Apr 7, 2014
Glint gets straight to the point.
The game has the looks to tie people in, with sharp, dark backgrounds that do an excellent job of highlighting the spheres that make up the biggest part of the gameplay.
The gameplay, at first blush, feels a bit like Tetris, with colored spheres (dots in specific game parlance) falling from the top into the portrait play area that tapers into a funnel at the end. The general concept of the play is to swipe through dots of the same color, and to keep going to beat threshold mark of some kind. Swiped through dots disintegrate, allowing for more dropping dots to occupy the space just vacated; the general rules of physics are adhered to, so there is a general sense of what a set of actions will cause.

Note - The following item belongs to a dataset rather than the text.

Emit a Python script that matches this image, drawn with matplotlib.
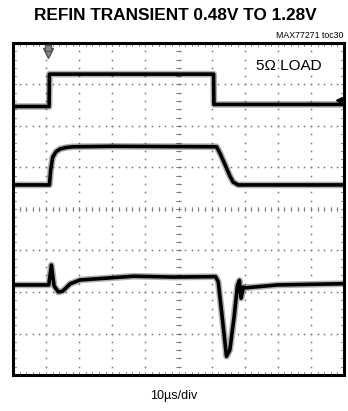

The first few levels help players get acquainted with how it works, and gives some relatively easy goals to achieve, like a set number of dots to clear before time runs out, or the dots rise to the top and fill up all the space. As noted, swiping like colors as quickly as possible racks up the points; when one gets good and going, it becomes a frantic, continual swiping party. The connecting gestures do have to connect, or there is the risk of precious seconds being wasted while the sequence is repeated. As the game progresses, things get harder, and the goals significantly tougher; success opens up following levels.
A valuable part of the gameplay is the “ring” award, which, beyond the 10 the game gives by default, is earned by scoring 100 points in a level. They are hard to earn, but are available to purchase with real cash. There are also special dots, dangerous ones and boosts, which can shorten gameplay if not avoided, or can extend gameplay if funneled to the bottom of the pile quickly enough.
All in all, the game is fun, easy on the eyes and quite engaging. The freemium nature makes it easy to try, and the gameplay should do the rest. While I think the game engine can be tweaked a bit, it’s an interesting puzzler worth a look or two.